4thcoming: Elizabeth Day

The 4thcoming series is all about introducing you to our authors.  If you’ve ever wondered what your favourite 4th Estate author is currently reading, listening to or what their writing ritual is, then we’ve got all those answers for you.

Name: Elizabeth Day

What’s it about? A gripping story of obsession and betrayal, privilege and hypocrisy, set in the unassailable heart of the British establishment.

What you’re reading: Elizabeth Jane Howard, a biography by Artemis Cooper. EJH is one of my all-time favourite authors and gave me a blurb for my first novel, Scissors Paper Stone. She wrote me a letter in which said some very kind things and pointed out that dogs don’t sweat (I’d put a sweating dog in my manuscript. The shame!

I was lucky enough to meet her subsequently when I interviewed her for the Observer and I had lunch with her shortly before her death in 2014. She was an inspiration: sharp, clever, funny, interested in others. This biography is fascinating because, in spite of her beauty and her talent, it shows how little self-belief she had. It’s the curse of many female authors. Or many females full stop.

What you’re listening to: You Must Remember This, a brilliant podcast written and presented by Karina Longworth about the secret or forgotten history of Hollywood’s first century.

What you’re watching: I’ve just finished Big Little Lies which was a beautiful piece of television. So moving and so rare to see a group of women portrayed on screen like that in all their complexity. Also Nicole Kidman was a revelation.

Favourite word(s): Bombastic. Also ‘sesquipedalian’ which means a word containing many syllables.

Favourite song: I’m a huge hip-hop fan. No Vaseline by Ice Cube is up there. And Jump Around by House of Pain always gets me dancing.

Your hero – literary or otherwise: Vera Brittain, who served as a nurse during the First World War, during which her fiance, her brother and her two male best friends were killed. She spent the rest of her life campaigning for pacifism and wrote Testament of Youth, which is an incredible memoir.

The book you wish you’d written: Bonfire of the Vanities by Tom Wolfe invented a new way of writing and is a wildly entertaining read, at once both tightly plotted and panoramic in scope. So, yeah, I’d be ok with having written that.

Writing ritual: A good cafe and a mug of strong green tea. I make a deal with myself that I have to write 1000 words each time I sit down, no matter how good or bad they are, because I can always go back and edit.

Best advice ever received: Everything happens for a reason, even if that reason isn’t immediately apparent.

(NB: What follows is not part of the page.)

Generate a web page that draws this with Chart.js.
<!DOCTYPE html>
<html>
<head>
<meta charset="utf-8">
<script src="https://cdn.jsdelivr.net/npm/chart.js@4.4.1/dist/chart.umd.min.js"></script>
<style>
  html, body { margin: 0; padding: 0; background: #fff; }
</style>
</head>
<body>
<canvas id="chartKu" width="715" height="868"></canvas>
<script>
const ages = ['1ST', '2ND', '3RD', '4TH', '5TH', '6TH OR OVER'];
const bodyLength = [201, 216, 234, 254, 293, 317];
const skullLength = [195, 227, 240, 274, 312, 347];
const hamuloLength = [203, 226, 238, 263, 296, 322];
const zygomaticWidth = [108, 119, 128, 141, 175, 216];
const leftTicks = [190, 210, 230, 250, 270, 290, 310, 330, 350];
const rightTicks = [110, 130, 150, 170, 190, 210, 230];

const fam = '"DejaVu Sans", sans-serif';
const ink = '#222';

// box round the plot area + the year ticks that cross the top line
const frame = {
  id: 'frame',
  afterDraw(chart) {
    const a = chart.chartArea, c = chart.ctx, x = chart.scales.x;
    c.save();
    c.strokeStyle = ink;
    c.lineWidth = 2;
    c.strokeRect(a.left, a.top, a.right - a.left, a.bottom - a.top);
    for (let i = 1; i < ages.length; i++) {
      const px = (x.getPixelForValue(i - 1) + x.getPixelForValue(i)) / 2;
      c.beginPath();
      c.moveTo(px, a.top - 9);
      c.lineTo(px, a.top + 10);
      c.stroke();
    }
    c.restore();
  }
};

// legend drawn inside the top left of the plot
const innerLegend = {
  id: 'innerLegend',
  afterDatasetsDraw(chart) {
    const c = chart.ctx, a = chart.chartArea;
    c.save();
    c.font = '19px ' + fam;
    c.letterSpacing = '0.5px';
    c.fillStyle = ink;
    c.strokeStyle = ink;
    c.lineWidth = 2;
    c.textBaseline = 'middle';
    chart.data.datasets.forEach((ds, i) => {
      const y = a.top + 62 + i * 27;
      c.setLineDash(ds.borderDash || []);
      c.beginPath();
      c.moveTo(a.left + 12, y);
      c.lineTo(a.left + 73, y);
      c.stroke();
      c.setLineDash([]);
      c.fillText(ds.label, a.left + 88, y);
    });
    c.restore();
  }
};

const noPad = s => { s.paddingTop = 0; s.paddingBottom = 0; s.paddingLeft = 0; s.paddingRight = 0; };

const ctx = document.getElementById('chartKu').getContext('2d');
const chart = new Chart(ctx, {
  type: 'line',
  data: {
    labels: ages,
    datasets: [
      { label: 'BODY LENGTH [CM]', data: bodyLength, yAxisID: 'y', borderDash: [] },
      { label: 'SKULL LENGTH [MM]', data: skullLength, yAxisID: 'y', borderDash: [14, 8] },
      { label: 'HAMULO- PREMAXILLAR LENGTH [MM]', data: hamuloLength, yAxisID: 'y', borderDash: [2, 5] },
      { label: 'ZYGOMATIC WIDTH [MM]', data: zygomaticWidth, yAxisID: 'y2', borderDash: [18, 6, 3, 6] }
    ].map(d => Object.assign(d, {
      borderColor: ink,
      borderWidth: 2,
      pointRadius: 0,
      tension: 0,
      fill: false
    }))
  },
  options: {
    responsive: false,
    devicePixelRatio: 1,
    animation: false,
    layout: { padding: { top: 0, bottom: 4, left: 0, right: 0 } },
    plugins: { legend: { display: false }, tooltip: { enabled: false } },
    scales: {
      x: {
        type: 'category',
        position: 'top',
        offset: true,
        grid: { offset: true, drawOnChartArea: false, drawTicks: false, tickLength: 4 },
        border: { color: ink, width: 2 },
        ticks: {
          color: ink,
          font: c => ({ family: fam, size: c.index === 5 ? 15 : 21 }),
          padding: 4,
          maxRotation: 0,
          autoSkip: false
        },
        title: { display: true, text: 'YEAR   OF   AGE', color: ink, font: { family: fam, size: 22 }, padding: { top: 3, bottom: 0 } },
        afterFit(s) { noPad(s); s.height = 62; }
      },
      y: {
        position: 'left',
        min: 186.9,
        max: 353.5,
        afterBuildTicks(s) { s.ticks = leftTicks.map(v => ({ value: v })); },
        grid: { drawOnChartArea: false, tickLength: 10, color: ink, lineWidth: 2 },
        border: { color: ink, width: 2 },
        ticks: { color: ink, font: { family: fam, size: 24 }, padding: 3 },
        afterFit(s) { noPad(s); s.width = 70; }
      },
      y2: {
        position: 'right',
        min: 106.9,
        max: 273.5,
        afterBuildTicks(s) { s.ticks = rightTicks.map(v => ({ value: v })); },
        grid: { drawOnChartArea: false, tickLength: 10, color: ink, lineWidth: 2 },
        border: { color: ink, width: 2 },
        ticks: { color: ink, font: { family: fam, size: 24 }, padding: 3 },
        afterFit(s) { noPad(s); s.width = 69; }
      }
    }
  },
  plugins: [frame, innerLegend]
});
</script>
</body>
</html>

If you could change one thing about the world: I’d give men the ability to carry children. Can you imagine how much more equal that would make the universe?

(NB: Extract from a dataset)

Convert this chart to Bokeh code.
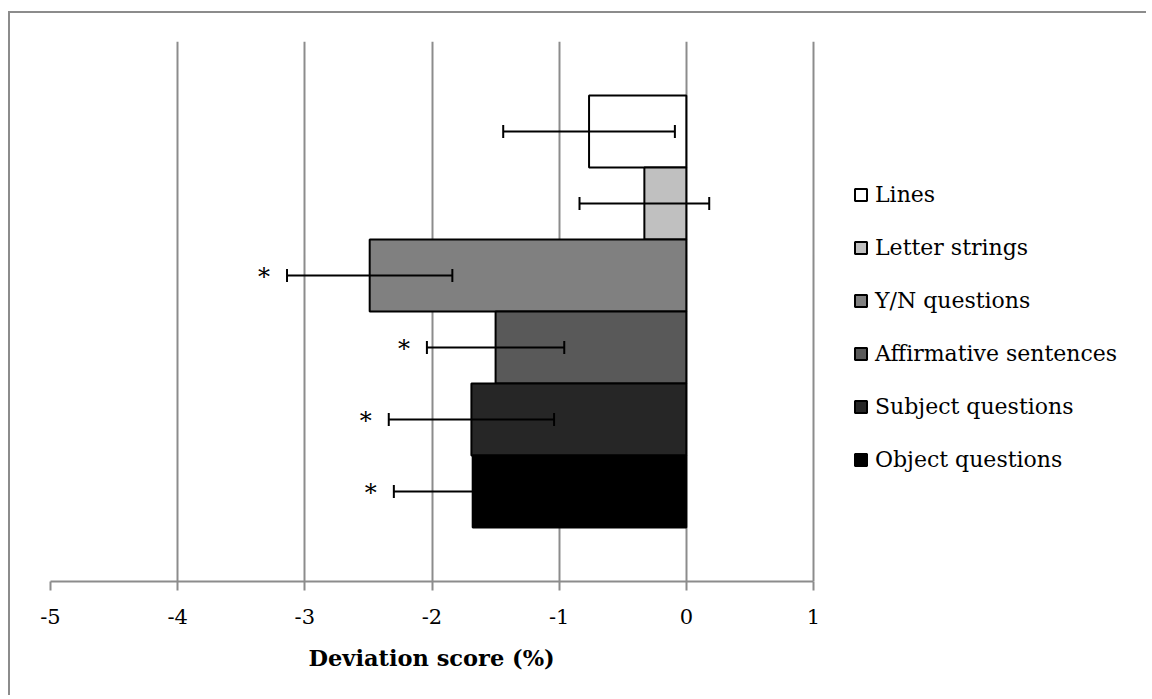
from bokeh.plotting import figure
from bokeh.models import (ColumnDataSource, Range1d, FixedTicker, Whisker, TeeHead,
                          Legend, LegendItem, Title)
from bokeh.core.properties import value
from bokeh.embed import file_html
from bokeh.resources import INLINE

# ---- data ----
conditions = ["Lines", "Letter strings", "Y/N questions", "Affirmative sentences",
              "Subject questions", "Object questions"]
scores = [-0.765, -0.33, -2.49, -1.50, -1.69, -1.68]
errors = [0.675, 0.51, 0.65, 0.54, 0.65, 0.62]
significant = [False, False, True, True, True, True]
colors = ["#ffffff", "#c0c0c0", "#808080", "#595959", "#262626", "#000000"]
x_ticks = [-5, -4, -3, -2, -1, 0, 1]
x_title = "Deviation score (%)"

FONT = "DejaVu Serif"
GRID = "#8c8c8c"

W, H = 1138, 684
LEFT = 40
AXIS_PX = 763            # pixel length of the -5..1 axis
frame_px = W - LEFT      # frame spans to the right edge so the legend is not clipped
x_end = x_ticks[0] + (x_ticks[-1] - x_ticks[0]) * frame_px / AXIS_PX

p = figure(width=W, height=H, output_backend="svg", toolbar_location=None,
           x_range=Range1d(x_ticks[0], x_end), y_range=Range1d(0, 7.5),
           y_axis_location=None, min_border_left=LEFT, min_border_right=0,
           min_border_top=28, min_border_bottom=116)
p.outline_line_color = None
p.background_fill_color = "white"
p.border_fill_color = "white"
# outer chart border: only the top and left edges are visible in the cropped original
p.margin = (11, 0, 0, 8)
p.styles = {"border-top": "2px solid #8c8c8c", "border-left": "2px solid #8c8c8c"}

n = len(conditions)
pos = [n + 0.25 - i for i in range(n)]

items = []
for i in range(n):
    src = ColumnDataSource(dict(y=[pos[i]], right=[scores[i]]))
    r = p.hbar(y="y", left=0, right="right", height=1.0, source=src,
               fill_color=colors[i], line_color="black", line_width=2)
    items.append(LegendItem(label=conditions[i], renderers=[r]))

err_src = ColumnDataSource(dict(
    base=pos,
    lower=[s - e for s, e in zip(scores, errors)],
    upper=[s + e for s, e in zip(scores, errors)],
    star=["*" if s else "" for s in significant],
))
wk = Whisker(base="base", lower="lower", upper="upper", dimension="width",
             source=err_src, line_color="black", line_width=2, level="overlay",
             lower_head=TeeHead(size=13, line_width=2, line_color="black"),
             upper_head=TeeHead(size=13, line_width=2, line_color="black"))
p.add_layout(wk)

p.text(x="lower", y="base", text="star", source=err_src, x_offset=-23, y_offset=1,
       text_align="center", text_baseline="middle", text_font=value(FONT),
       text_font_size="24px", text_color="black")

# axis
ax = p.xaxis[0]
ax.bounds = (x_ticks[0], x_ticks[-1])
ax.ticker = FixedTicker(ticks=x_ticks)
ax.major_label_overrides = {t: str(t) for t in x_ticks}
ax.axis_line_color = GRID
ax.axis_line_width = 2
ax.major_tick_line_color = GRID
ax.major_tick_line_width = 2
ax.major_tick_out = 9
ax.major_tick_in = 0
ax.minor_tick_line_color = None
ax.major_label_text_font = FONT
ax.major_label_text_font_size = "21px"
ax.major_label_text_color = "black"
ax.major_label_standoff = 18

# axis title, centred under the -5..1 axis
p.add_layout(Title(text=x_title, align="left", offset=258, standoff=33,
                   text_font=FONT, text_font_style="bold", text_font_size="22.5px",
                   text_color="black"), "below")

p.xgrid.ticker = FixedTicker(ticks=x_ticks)
p.xgrid.grid_line_color = GRID
p.xgrid.grid_line_width = 2
p.ygrid.grid_line_color = None

legend = Legend(items=items, location=(803, 109), orientation="vertical",
                label_text_font=FONT, label_text_font_size="22px",
                label_text_color="black", glyph_width=15, glyph_height=15,
                label_standoff=7, spacing=28, padding=0, margin=0,
                border_line_color=None, background_fill_alpha=0)
p.add_layout(legend)

open("out.html", "w").write(file_html(p, INLINE))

Think of something beautiful: The sky. It always helps to look up.

The most memorable sentence you’ve ever read: The last line in The Great Gatsby: ‘So we beat on, boats against the current, borne back ceaselessly into the past.’

If you weren’t writing: I’d be extremely unhappy, probably surrounded by cats.

Who would play the main characters in a film adaptation of The Party? Ben Whishaw or Alfie Allen as Martin. I’d love Dominic West from about 10 years ago as Ben but failing the invention of time travel, James Norton with dark hair would be amazing. Lucy is a tricky one but there’s an actress called Gemma Whelan from Game of Thrones who I love. Rory Kinnear as Andrew Jarvis. And Serena needs to be icy, blonde and beautiful…Can I have Rosamund Pike?

Best place to write? The outside patio of the Los Feliz Coffee Bean in east LA because you get a tan while you’re typing.